Only the lines from the start of the data below through the line that contains "const positions = categories.map((_, i)" are to be copied, exactly and without pictures.

** START OF DATA FOR THIS TASK **

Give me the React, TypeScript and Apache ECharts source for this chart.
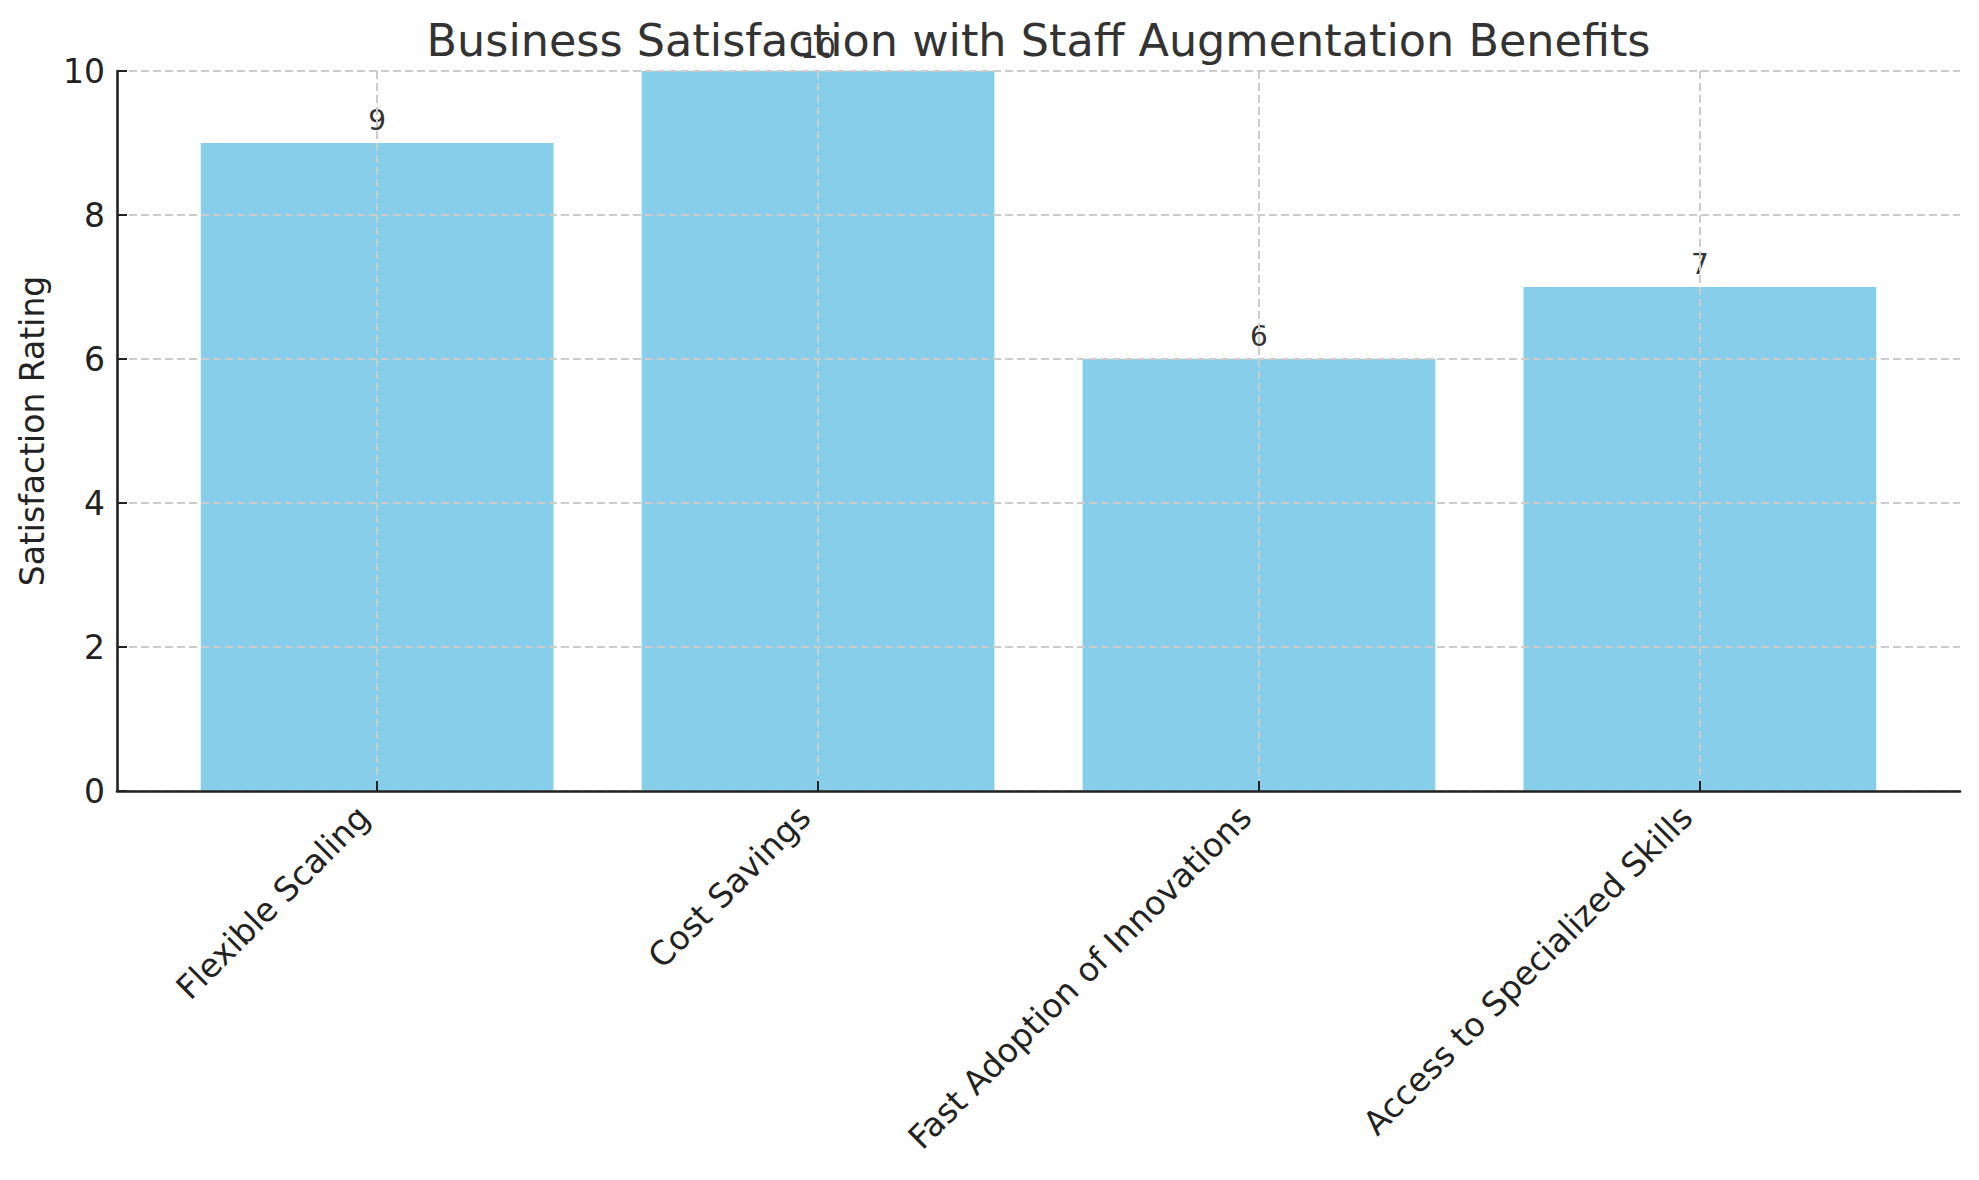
import React, { useEffect, useRef } from "react";
import * as echarts from "echarts";

const titleText = "Business Satisfaction with Staff Augmentation Benefits";
const yAxisTitle = "Satisfaction Rating";
const categories = [
  "Flexible Scaling",
  "Cost Savings",
  "Fast Adoption of Innovations",
  "Access to Specialized Skills",
];
const ratings = [9, 10, 6, 7];
const yMin = 0;
const yMax = 10;
const yStep = 2;

const FONT = "'DejaVu Sans', sans-serif";

export default function App() {
  const ref = useRef<HTMLDivElement>(null);

  useEffect(() => {
    if (!ref.current) return;
    const chart = echarts.init(ref.current, null, { renderer: "svg" });

    const gridLeft = 117;
    const gridTop = 71;
    const gridWidth = 1843;
    const gridHeight = 720;
    const xMin = -0.59;
    const xMax = categories.length - 1 + 0.59;
    const barWidth = (0.8 * gridWidth) / (xMax - xMin);
    const positions = categories.map((_, i) => i);

    const option: any = {
      animation: false,
      backgroundColor: "#ffffff",
      textStyle: { fontFamily: FONT },
      grid: {
        left: gridLeft,
        top: gridTop,
        width: gridWidth,
        height: gridHeight,
        containLabel: false,
        outerBoundsMode: "none",
      },
      graphic: [
        {
          type: "text",
          x: gridLeft + gridWidth / 2,
          y: 40,
          z: 10,
          style: {
            text: titleText,
            fontFamily: FONT,
            fontSize: 44.5,
            fill: "#333333",
            textAlign: "center",
            textVerticalAlign: "middle",
          },
        },
      ],
      xAxis: {
        type: "value",
        min: xMin,
        max: xMax,
        z: 3,
        axisLine: {
          show: true,
          onZero: false,
          lineStyle: { color: "#222222", width: 2.6 },
        },
        axisTick: {
          show: true,
          inside: true,
          length: 10,
          customValues: positions,
          lineStyle: { color: "#222222", width: 2 },
        },
        axisLabel: {
          show: true,
          customValues: positions,
          formatter: (v: number) => categories[Math.round(v)] ?? "",
          rotate: 45,
          fontSize: 33,
          fontFamily: FONT,
          color: "#222222",
          verticalAlign: "bottom",
          align: "right",
          margin: 34,
          lineHeight: 38,
        },
        splitLine: {
          show: true,
          lineStyle: { color: "#cccccc", width: 2, type: [8, 4] },
        },
      },
      yAxis: {
        type: "value",
        min: yMin,
        max: yMax,
        interval: yStep,
        z: 3,
        name: yAxisTitle,
        nameLocation: "middle",
        nameRotate: 90,
        nameGap: 68,
        nameTextStyle: { fontSize: 33, fontFamily: FONT, color: "#222222" },
        axisLine: {
          show: true,
          onZero: false,
          lineStyle: { color: "#222222", width: 2.6 },
        },
        axisTick: {
          show: true,
          inside: true,
          length: 10,
          lineStyle: { color: "#222222", width: 2 },
        },
        axisLabel: {
          fontSize: 33,
          fontFamily: FONT,
          color: "#222222",
          margin: 12,
        },
        splitLine: {
          show: true,
          lineStyle: { color: "#cccccc", width: 2, type: [8, 4] },
        },
      },
      series: [
        {
          type: "bar",
          z: 2,
          barWidth: barWidth,
          data: ratings.map((v, i) => [positions[i], v]),
          itemStyle: { color: "#87CEEB" },
          label: {
            show: true,
            position: "top",
            distance: 9,
            fontSize: 28,
            fontFamily: FONT,
            color: "#333333",
            formatter: (p: any) => String(p.value[1]),
          },
        },
      ],
    };

    chart.setOption(option);
    return () => chart.dispose();
  }, []);

  return (
    <div
      ref={ref}
      style={{ position: "fixed", left: 0, top: 0, width: 1979, height: 1180, background: "#fff" }}
    />
  );
}
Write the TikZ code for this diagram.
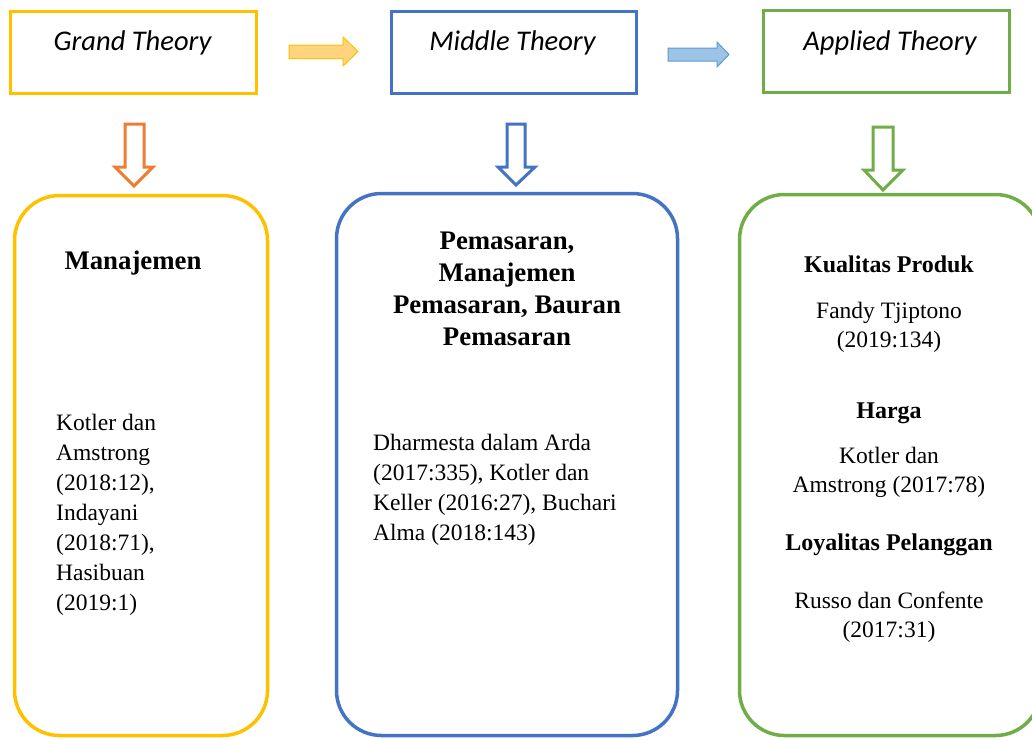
\documentclass[tikz,border=0pt]{standalone}
\usepackage{fontspec}
\setmainfont{Liberation Serif}
\newfontfamily\calibri{Carlito}
\definecolor{cyel}{HTML}{FFC000}
\definecolor{cblue}{HTML}{4472C4}
\definecolor{cgreen}{HTML}{70AD47}
\definecolor{corange}{HTML}{ED7D31}
\definecolor{afillA}{HTML}{FFD47F}
\definecolor{afillB}{HTML}{9DC3E6}
\definecolor{alineB}{HTML}{5B9BD5}
\begin{document}
\begin{tikzpicture}[x=1pt,y=-1pt,
  ttl/.style={font=\calibri\itshape\fontsize{28.5}{34}\selectfont, inner sep=0, anchor=base},
  reg/.style={font=\fontsize{23.5}{30}\selectfont, inner sep=0},
  regc/.style={font=\fontsize{23.5}{29}\selectfont, inner sep=0, anchor=base, align=center},
  bld/.style={font=\bfseries\fontsize{26.8}{32}\selectfont, inner sep=0},
  bldsm/.style={font=\bfseries\fontsize{24}{29}\selectfont, inner sep=0, anchor=base},
  topbox/.style={draw, line width=3pt, inner sep=0, minimum height=82pt},
  roundbox/.style={draw, line width=3.5pt, inner sep=0, rounded corners=45pt},
  downarrow/.style={draw, line width=3pt, fill=white},
]
\useasboundingbox (0,0) rectangle (1032,739);
\clip (0,0) rectangle (1032,739);

% top boxes
\node[topbox, draw=cyel, minimum width=246pt] (gbox) at (133.5,52.5) {};
\node[topbox, draw=cblue, minimum width=245pt] (mbox) at (514,52) {};
\node[topbox, draw=cgreen, minimum width=246pt] (abox) at (886.5,51.5) {};
\node[ttl] (gtxt) at (132.5,50) {Grand Theory};
\node[ttl] (mtxt) at (512.5,50) {Middle Theory};
\node[ttl] (atxt) at (890,50) {Applied Theory};

% horizontal block arrows
\draw[draw=cyel, fill=afillA, line width=1pt]
  (289,45) -- (343,45) -- (343,37) -- (358,51.5) -- (343,66) -- (343,58.5) -- (289,58.5) -- cycle;
\draw[draw=alineB, fill=afillB, line width=1pt]
  (668,48) -- (717,48) -- (717,42) -- (729,54.5) -- (717,67) -- (717,61) -- (668,61) -- cycle;

% down arrows
\draw[downarrow, draw=corange]
  (125,124) -- (144,124) -- (144,167) -- (153,167) -- (134,186) -- (115,167) -- (125,167) -- cycle;
\draw[downarrow, draw=cblue]
  (507,124) -- (525,124) -- (525,167) -- (535,167) -- (516,185) -- (498,167) -- (507,167) -- cycle;
\draw[downarrow, draw=cgreen]
  (873,127) -- (893,127) -- (893,170) -- (903,170) -- (883,190) -- (864,170) -- (873,170) -- cycle;

% rounded boxes
\node[roundbox, draw=cyel, minimum width=253pt, minimum height=540pt] (gcard) at (141,465.5) {};
\node[roundbox, draw=cblue, minimum width=341pt, minimum height=542pt] (mcard) at (507,464.5) {};
\node[roundbox, draw=cgreen, minimum width=301pt, minimum height=541pt] (acard) at (890,465) {};

% left card text
\node[bld, anchor=base] (gh) at (133,269) {Manajemen};
\node[reg, anchor=base west, align=left] (gl) at (56,610)
  {Kotler dan\\Amstrong\\(2018:12),\\Indayani\\(2018:71),\\Hasibuan\\(2019:1)};

% middle card text
\node[bld, anchor=base, align=center] (mh) at (507,345)
  {Pemasaran,\\Manajemen\\Pemasaran, Bauran\\Pemasaran};
\node[reg, anchor=base west, align=left] (ml) at (373,540)
  {Dharmesta dalam Arda\\(2017:335), Kotler dan\\Keller (2016:27), Buchari\\Alma (2018:143)};

% right card text
\node[bldsm] (ah1) at (889,272) {Kualitas Produk};
\node[regc] (al1) at (889,347) {Fandy Tjiptono\\(2019:134)};
\node[bldsm] (ah2) at (889,418) {Harga};
\node[regc] (al2) at (889,492) {Kotler dan\\Amstrong (2017:78)};
\node[bldsm] (ah3) at (889,550) {Loyalitas Pelanggan};
\node[regc] (al3) at (889,637) {Russo dan Confente\\(2017:31)};
\end{tikzpicture}
\end{document}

** END OF DATA FOR THIS TASK **

RESULT OF THIS EXERCISE —
Give me the React, TypeScript and Apache ECharts source for this chart.
import React, { useEffect, useRef } from "react";
import * as echarts from "echarts";

const titleText = "Business Satisfaction with Staff Augmentation Benefits";
const yAxisTitle = "Satisfaction Rating";
const categories = [
  "Flexible Scaling",
  "Cost Savings",
  "Fast Adoption of Innovations",
  "Access to Specialized Skills",
];
const ratings = [9, 10, 6, 7];
const yMin = 0;
const yMax = 10;
const yStep = 2;

const FONT = "'DejaVu Sans', sans-serif";

export default function App() {
  const ref = useRef<HTMLDivElement>(null);

  useEffect(() => {
    if (!ref.current) return;
    const chart = echarts.init(ref.current, null, { renderer: "svg" });

    const gridLeft = 117;
    const gridTop = 71;
    const gridWidth = 1843;
    const gridHeight = 720;
    const xMin = -0.59;
    const xMax = categories.length - 1 + 0.59;
    const barWidth = (0.8 * gridWidth) / (xMax - xMin);
    const positions = categories.map((_, i) => i);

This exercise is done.